(Entries with chart source code)
········
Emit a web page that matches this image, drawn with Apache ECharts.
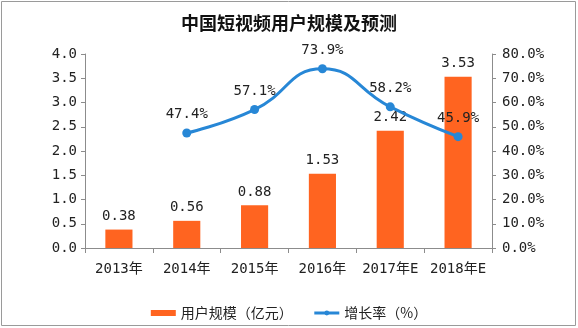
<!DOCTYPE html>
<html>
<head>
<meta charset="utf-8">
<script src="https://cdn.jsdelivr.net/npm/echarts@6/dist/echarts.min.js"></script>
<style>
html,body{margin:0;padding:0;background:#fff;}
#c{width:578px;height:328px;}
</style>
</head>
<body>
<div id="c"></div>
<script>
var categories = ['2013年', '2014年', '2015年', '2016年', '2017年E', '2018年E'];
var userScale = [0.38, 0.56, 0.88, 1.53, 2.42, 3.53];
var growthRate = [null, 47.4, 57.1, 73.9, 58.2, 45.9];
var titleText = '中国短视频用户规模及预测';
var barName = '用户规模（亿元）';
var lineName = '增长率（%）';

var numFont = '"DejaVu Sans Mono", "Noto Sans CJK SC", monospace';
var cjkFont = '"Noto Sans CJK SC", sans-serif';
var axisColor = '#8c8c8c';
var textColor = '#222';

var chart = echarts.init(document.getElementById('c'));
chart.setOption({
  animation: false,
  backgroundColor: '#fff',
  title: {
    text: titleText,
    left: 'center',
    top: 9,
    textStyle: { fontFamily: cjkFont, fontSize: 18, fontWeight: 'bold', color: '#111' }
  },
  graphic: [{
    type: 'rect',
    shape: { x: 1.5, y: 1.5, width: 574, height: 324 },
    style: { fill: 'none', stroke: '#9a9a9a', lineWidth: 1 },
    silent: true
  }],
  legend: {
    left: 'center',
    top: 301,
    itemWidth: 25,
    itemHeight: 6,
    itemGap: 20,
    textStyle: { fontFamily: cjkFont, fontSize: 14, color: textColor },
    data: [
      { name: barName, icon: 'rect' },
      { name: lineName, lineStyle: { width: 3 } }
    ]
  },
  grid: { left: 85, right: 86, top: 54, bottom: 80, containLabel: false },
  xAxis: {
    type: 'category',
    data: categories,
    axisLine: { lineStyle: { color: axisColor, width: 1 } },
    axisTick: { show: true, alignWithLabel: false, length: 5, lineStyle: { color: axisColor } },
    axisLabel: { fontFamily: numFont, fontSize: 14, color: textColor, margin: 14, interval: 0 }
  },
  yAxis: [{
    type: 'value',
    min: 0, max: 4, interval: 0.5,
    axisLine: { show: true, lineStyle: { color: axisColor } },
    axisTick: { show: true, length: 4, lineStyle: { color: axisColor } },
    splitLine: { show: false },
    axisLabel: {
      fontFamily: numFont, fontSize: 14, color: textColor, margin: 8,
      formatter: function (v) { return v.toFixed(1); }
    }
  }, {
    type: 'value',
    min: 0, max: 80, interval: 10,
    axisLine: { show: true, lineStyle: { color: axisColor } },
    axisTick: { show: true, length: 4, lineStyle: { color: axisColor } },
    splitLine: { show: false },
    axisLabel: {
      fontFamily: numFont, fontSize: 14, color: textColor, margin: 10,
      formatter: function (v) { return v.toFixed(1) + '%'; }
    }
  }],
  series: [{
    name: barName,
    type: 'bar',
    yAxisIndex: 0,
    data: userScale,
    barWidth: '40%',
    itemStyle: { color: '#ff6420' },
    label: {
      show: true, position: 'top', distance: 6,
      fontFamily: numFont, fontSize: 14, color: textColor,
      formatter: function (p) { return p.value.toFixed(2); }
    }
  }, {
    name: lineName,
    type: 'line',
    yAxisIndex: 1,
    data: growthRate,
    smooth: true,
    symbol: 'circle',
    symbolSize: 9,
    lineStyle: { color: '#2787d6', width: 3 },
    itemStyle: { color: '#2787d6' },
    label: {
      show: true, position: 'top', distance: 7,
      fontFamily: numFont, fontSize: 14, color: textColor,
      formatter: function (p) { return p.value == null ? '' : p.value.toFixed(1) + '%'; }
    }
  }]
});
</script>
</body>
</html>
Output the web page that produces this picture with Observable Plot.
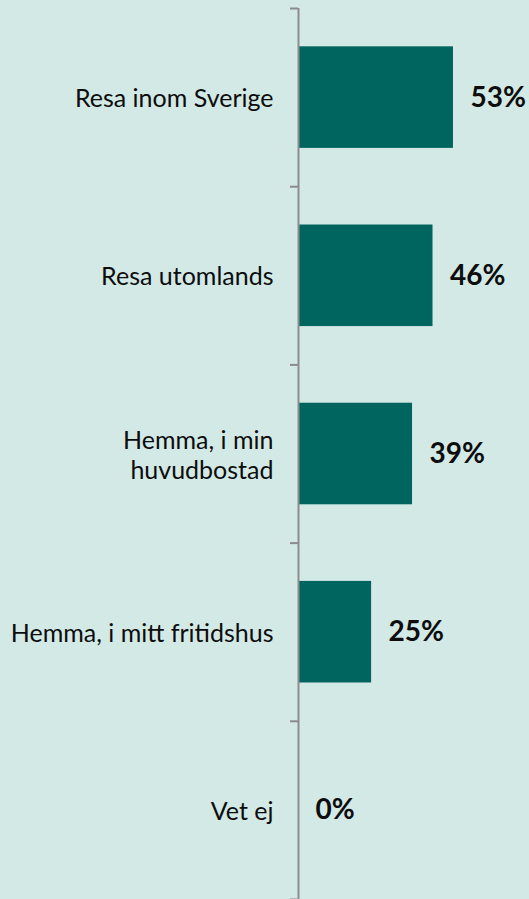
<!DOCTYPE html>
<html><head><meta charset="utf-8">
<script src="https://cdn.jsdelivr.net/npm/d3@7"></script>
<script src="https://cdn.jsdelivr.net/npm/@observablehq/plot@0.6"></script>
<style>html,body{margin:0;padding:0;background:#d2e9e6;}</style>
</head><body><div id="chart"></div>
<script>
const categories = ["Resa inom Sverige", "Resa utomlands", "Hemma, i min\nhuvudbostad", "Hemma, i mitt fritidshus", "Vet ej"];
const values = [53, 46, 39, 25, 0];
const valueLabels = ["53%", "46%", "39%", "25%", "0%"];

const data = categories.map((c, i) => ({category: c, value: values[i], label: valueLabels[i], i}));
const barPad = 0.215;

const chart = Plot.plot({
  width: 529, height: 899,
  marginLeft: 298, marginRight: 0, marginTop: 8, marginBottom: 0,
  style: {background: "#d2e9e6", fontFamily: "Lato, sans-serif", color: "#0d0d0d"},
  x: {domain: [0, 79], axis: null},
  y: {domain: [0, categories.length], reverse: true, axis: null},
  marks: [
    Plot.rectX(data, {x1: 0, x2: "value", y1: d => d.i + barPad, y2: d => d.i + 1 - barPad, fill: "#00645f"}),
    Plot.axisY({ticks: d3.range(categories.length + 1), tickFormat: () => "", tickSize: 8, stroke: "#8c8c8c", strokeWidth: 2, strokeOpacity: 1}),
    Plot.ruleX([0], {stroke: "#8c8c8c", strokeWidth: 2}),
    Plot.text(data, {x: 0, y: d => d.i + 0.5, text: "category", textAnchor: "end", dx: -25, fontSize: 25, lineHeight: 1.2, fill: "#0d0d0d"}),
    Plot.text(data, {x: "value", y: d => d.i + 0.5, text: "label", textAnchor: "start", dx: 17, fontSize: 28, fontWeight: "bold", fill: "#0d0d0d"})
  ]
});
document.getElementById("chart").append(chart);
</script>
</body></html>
········
Given exercise ▸ From the listing above, repeat only the lines between the line containing "Output the web" and the line containing "const barPad = 0.215;", those two included. Pictures are not part of the copy.

Correct response ▸
Output the web page that produces this picture with Observable Plot.
<!DOCTYPE html>
<html><head><meta charset="utf-8">
<script src="https://cdn.jsdelivr.net/npm/d3@7"></script>
<script src="https://cdn.jsdelivr.net/npm/@observablehq/plot@0.6"></script>
<style>html,body{margin:0;padding:0;background:#d2e9e6;}</style>
</head><body><div id="chart"></div>
<script>
const categories = ["Resa inom Sverige", "Resa utomlands", "Hemma, i min\nhuvudbostad", "Hemma, i mitt fritidshus", "Vet ej"];
const values = [53, 46, 39, 25, 0];
const valueLabels = ["53%", "46%", "39%", "25%", "0%"];

const data = categories.map((c, i) => ({category: c, value: values[i], label: valueLabels[i], i}));
const barPad = 0.215;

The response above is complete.